Exercise =>
Repeat the listing exactly as given, omitting every image.

Provided data =>

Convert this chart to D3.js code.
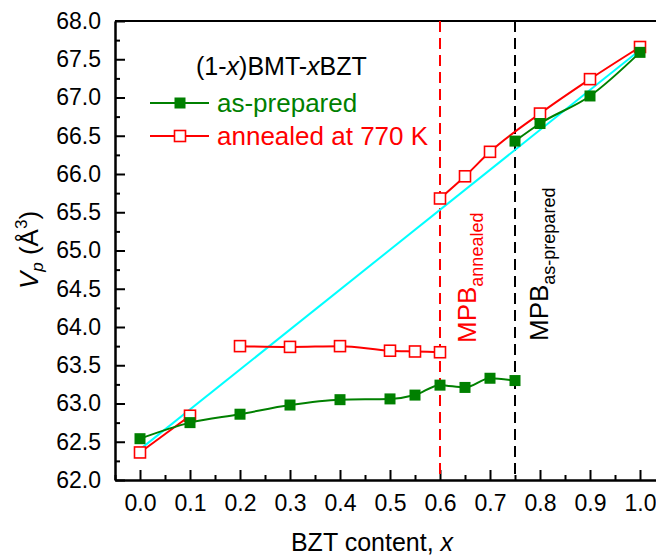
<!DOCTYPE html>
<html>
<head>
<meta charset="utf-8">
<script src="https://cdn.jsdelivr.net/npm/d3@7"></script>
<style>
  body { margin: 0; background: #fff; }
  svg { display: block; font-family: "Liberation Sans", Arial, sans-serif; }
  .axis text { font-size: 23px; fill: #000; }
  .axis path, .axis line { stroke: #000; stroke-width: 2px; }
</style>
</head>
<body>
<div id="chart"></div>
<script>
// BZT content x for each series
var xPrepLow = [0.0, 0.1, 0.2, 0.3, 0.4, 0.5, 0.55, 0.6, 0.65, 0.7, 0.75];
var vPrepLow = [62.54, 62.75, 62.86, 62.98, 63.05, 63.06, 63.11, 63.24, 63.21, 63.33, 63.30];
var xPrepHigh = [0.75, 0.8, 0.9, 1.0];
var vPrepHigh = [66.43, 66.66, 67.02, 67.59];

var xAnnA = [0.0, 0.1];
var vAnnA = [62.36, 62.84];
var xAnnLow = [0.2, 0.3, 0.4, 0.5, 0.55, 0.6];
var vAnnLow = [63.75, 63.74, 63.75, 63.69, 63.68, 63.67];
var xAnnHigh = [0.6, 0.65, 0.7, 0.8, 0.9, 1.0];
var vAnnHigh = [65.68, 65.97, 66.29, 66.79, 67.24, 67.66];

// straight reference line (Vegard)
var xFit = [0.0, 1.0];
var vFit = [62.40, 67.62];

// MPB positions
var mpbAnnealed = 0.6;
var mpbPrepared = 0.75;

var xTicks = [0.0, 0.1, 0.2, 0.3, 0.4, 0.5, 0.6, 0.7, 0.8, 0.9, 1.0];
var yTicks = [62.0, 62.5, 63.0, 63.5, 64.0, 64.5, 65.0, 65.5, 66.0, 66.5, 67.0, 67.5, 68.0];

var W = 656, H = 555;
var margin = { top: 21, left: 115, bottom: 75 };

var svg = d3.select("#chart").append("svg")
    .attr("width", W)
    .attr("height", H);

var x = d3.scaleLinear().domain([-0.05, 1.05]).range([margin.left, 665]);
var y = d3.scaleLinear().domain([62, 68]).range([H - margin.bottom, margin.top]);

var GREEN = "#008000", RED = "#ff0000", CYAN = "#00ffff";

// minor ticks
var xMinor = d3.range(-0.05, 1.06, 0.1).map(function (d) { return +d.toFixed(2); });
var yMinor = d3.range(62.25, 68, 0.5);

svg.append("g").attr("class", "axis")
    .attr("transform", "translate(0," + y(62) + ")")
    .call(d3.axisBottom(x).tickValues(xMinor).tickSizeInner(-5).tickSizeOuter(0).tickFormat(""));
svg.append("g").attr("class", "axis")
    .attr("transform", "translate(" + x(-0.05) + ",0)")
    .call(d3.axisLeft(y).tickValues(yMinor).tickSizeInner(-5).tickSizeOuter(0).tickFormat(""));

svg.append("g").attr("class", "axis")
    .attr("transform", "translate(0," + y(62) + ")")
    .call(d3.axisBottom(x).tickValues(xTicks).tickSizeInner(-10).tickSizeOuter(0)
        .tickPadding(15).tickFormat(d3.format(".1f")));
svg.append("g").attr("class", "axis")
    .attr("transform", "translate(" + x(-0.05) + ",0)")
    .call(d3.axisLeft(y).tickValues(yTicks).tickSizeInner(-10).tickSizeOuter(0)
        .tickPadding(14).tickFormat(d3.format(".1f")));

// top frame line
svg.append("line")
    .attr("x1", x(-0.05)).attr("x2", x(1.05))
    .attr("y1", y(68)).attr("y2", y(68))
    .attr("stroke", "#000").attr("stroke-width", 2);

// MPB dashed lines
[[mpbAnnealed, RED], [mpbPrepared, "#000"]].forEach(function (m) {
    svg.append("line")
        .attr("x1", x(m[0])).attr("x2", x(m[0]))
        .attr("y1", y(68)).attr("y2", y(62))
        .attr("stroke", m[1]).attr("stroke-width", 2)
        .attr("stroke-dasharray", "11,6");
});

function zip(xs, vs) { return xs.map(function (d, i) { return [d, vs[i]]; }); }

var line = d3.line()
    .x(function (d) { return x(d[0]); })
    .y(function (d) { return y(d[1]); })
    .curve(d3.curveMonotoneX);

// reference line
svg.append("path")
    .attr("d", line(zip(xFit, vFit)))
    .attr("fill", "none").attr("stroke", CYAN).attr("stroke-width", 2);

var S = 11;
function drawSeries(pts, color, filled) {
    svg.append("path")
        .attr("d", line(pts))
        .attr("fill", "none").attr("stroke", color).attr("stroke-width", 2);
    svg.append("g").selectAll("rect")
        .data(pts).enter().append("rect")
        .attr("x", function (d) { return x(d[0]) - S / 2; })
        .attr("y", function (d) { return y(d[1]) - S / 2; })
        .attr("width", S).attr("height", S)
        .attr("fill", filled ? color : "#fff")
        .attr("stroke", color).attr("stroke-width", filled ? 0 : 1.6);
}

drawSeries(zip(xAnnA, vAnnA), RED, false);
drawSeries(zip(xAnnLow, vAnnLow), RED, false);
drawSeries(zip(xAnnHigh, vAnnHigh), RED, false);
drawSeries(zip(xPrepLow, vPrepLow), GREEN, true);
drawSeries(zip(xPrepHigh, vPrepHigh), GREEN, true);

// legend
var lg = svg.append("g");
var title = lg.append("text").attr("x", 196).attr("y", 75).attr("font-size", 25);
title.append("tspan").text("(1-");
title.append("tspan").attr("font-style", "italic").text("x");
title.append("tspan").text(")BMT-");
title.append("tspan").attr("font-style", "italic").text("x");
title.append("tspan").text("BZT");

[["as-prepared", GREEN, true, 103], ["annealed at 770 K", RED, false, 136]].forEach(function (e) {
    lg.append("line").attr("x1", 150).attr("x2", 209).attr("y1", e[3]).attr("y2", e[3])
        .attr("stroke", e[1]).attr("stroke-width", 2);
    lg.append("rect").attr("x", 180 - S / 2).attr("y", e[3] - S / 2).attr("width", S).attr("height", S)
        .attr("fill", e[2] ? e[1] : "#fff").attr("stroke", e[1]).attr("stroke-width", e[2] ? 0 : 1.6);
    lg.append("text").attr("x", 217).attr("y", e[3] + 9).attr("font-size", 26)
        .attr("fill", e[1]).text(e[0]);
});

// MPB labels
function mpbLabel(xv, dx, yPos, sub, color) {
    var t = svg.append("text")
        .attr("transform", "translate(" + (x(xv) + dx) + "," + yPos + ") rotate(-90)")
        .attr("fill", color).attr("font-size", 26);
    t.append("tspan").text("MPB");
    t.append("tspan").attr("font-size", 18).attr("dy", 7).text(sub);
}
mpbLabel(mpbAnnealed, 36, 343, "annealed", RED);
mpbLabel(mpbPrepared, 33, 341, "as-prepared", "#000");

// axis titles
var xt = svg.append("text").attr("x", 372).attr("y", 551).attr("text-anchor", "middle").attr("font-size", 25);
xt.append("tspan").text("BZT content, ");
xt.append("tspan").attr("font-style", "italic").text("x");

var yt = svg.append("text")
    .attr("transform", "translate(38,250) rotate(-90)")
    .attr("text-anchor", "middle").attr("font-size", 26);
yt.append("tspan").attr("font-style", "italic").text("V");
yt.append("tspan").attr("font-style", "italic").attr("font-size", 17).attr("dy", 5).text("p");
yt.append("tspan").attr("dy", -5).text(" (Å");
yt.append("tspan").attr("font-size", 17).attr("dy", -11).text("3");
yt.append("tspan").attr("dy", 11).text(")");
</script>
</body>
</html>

Solution for this exercise =>
Convert this chart to D3.js code.
<!DOCTYPE html>
<html>
<head>
<meta charset="utf-8">
<script src="https://cdn.jsdelivr.net/npm/d3@7"></script>
<style>
  body { margin: 0; background: #fff; }
  svg { display: block; font-family: "Liberation Sans", Arial, sans-serif; }
  .axis text { font-size: 23px; fill: #000; }
  .axis path, .axis line { stroke: #000; stroke-width: 2px; }
</style>
</head>
<body>
<div id="chart"></div>
<script>
// BZT content x for each series
var xPrepLow = [0.0, 0.1, 0.2, 0.3, 0.4, 0.5, 0.55, 0.6, 0.65, 0.7, 0.75];
var vPrepLow = [62.54, 62.75, 62.86, 62.98, 63.05, 63.06, 63.11, 63.24, 63.21, 63.33, 63.30];
var xPrepHigh = [0.75, 0.8, 0.9, 1.0];
var vPrepHigh = [66.43, 66.66, 67.02, 67.59];

var xAnnA = [0.0, 0.1];
var vAnnA = [62.36, 62.84];
var xAnnLow = [0.2, 0.3, 0.4, 0.5, 0.55, 0.6];
var vAnnLow = [63.75, 63.74, 63.75, 63.69, 63.68, 63.67];
var xAnnHigh = [0.6, 0.65, 0.7, 0.8, 0.9, 1.0];
var vAnnHigh = [65.68, 65.97, 66.29, 66.79, 67.24, 67.66];

// straight reference line (Vegard)
var xFit = [0.0, 1.0];
var vFit = [62.40, 67.62];

// MPB positions
var mpbAnnealed = 0.6;
var mpbPrepared = 0.75;

var xTicks = [0.0, 0.1, 0.2, 0.3, 0.4, 0.5, 0.6, 0.7, 0.8, 0.9, 1.0];
var yTicks = [62.0, 62.5, 63.0, 63.5, 64.0, 64.5, 65.0, 65.5, 66.0, 66.5, 67.0, 67.5, 68.0];

var W = 656, H = 555;
var margin = { top: 21, left: 115, bottom: 75 };

var svg = d3.select("#chart").append("svg")
    .attr("width", W)
    .attr("height", H);

var x = d3.scaleLinear().domain([-0.05, 1.05]).range([margin.left, 665]);
var y = d3.scaleLinear().domain([62, 68]).range([H - margin.bottom, margin.top]);

var GREEN = "#008000", RED = "#ff0000", CYAN = "#00ffff";

// minor ticks
var xMinor = d3.range(-0.05, 1.06, 0.1).map(function (d) { return +d.toFixed(2); });
var yMinor = d3.range(62.25, 68, 0.5);

svg.append("g").attr("class", "axis")
    .attr("transform", "translate(0," + y(62) + ")")
    .call(d3.axisBottom(x).tickValues(xMinor).tickSizeInner(-5).tickSizeOuter(0).tickFormat(""));
svg.append("g").attr("class", "axis")
    .attr("transform", "translate(" + x(-0.05) + ",0)")
    .call(d3.axisLeft(y).tickValues(yMinor).tickSizeInner(-5).tickSizeOuter(0).tickFormat(""));

svg.append("g").attr("class", "axis")
    .attr("transform", "translate(0," + y(62) + ")")
    .call(d3.axisBottom(x).tickValues(xTicks).tickSizeInner(-10).tickSizeOuter(0)
        .tickPadding(15).tickFormat(d3.format(".1f")));
svg.append("g").attr("class", "axis")
    .attr("transform", "translate(" + x(-0.05) + ",0)")
    .call(d3.axisLeft(y).tickValues(yTicks).tickSizeInner(-10).tickSizeOuter(0)
        .tickPadding(14).tickFormat(d3.format(".1f")));

// top frame line
svg.append("line")
    .attr("x1", x(-0.05)).attr("x2", x(1.05))
    .attr("y1", y(68)).attr("y2", y(68))
    .attr("stroke", "#000").attr("stroke-width", 2);

// MPB dashed lines
[[mpbAnnealed, RED], [mpbPrepared, "#000"]].forEach(function (m) {
    svg.append("line")
        .attr("x1", x(m[0])).attr("x2", x(m[0]))
        .attr("y1", y(68)).attr("y2", y(62))
        .attr("stroke", m[1]).attr("stroke-width", 2)
        .attr("stroke-dasharray", "11,6");
});

function zip(xs, vs) { return xs.map(function (d, i) { return [d, vs[i]]; }); }

var line = d3.line()
    .x(function (d) { return x(d[0]); })
    .y(function (d) { return y(d[1]); })
    .curve(d3.curveMonotoneX);

// reference line
svg.append("path")
    .attr("d", line(zip(xFit, vFit)))
    .attr("fill", "none").attr("stroke", CYAN).attr("stroke-width", 2);

var S = 11;
function drawSeries(pts, color, filled) {
    svg.append("path")
        .attr("d", line(pts))
        .attr("fill", "none").attr("stroke", color).attr("stroke-width", 2);
    svg.append("g").selectAll("rect")
        .data(pts).enter().append("rect")
        .attr("x", function (d) { return x(d[0]) - S / 2; })
        .attr("y", function (d) { return y(d[1]) - S / 2; })
        .attr("width", S).attr("height", S)
        .attr("fill", filled ? color : "#fff")
        .attr("stroke", color).attr("stroke-width", filled ? 0 : 1.6);
}

drawSeries(zip(xAnnA, vAnnA), RED, false);
drawSeries(zip(xAnnLow, vAnnLow), RED, false);
drawSeries(zip(xAnnHigh, vAnnHigh), RED, false);
drawSeries(zip(xPrepLow, vPrepLow), GREEN, true);
drawSeries(zip(xPrepHigh, vPrepHigh), GREEN, true);

// legend
var lg = svg.append("g");
var title = lg.append("text").attr("x", 196).attr("y", 75).attr("font-size", 25);
title.append("tspan").text("(1-");
title.append("tspan").attr("font-style", "italic").text("x");
title.append("tspan").text(")BMT-");
title.append("tspan").attr("font-style", "italic").text("x");
title.append("tspan").text("BZT");

[["as-prepared", GREEN, true, 103], ["annealed at 770 K", RED, false, 136]].forEach(function (e) {
    lg.append("line").attr("x1", 150).attr("x2", 209).attr("y1", e[3]).attr("y2", e[3])
        .attr("stroke", e[1]).attr("stroke-width", 2);
    lg.append("rect").attr("x", 180 - S / 2).attr("y", e[3] - S / 2).attr("width", S).attr("height", S)
        .attr("fill", e[2] ? e[1] : "#fff").attr("stroke", e[1]).attr("stroke-width", e[2] ? 0 : 1.6);
    lg.append("text").attr("x", 217).attr("y", e[3] + 9).attr("font-size", 26)
        .attr("fill", e[1]).text(e[0]);
});

// MPB labels
function mpbLabel(xv, dx, yPos, sub, color) {
    var t = svg.append("text")
        .attr("transform", "translate(" + (x(xv) + dx) + "," + yPos + ") rotate(-90)")
        .attr("fill", color).attr("font-size", 26);
    t.append("tspan").text("MPB");
    t.append("tspan").attr("font-size", 18).attr("dy", 7).text(sub);
}
mpbLabel(mpbAnnealed, 36, 343, "annealed", RED);
mpbLabel(mpbPrepared, 33, 341, "as-prepared", "#000");

// axis titles
var xt = svg.append("text").attr("x", 372).attr("y", 551).attr("text-anchor", "middle").attr("font-size", 25);
xt.append("tspan").text("BZT content, ");
xt.append("tspan").attr("font-style", "italic").text("x");

var yt = svg.append("text")
    .attr("transform", "translate(38,250) rotate(-90)")
    .attr("text-anchor", "middle").attr("font-size", 26);
yt.append("tspan").attr("font-style", "italic").text("V");
yt.append("tspan").attr("font-style", "italic").attr("font-size", 17).attr("dy", 5).text("p");
yt.append("tspan").attr("dy", -5).text(" (Å");
yt.append("tspan").attr("font-size", 17).attr("dy", -11).text("3");
yt.append("tspan").attr("dy", 11).text(")");
</script>
</body>
</html>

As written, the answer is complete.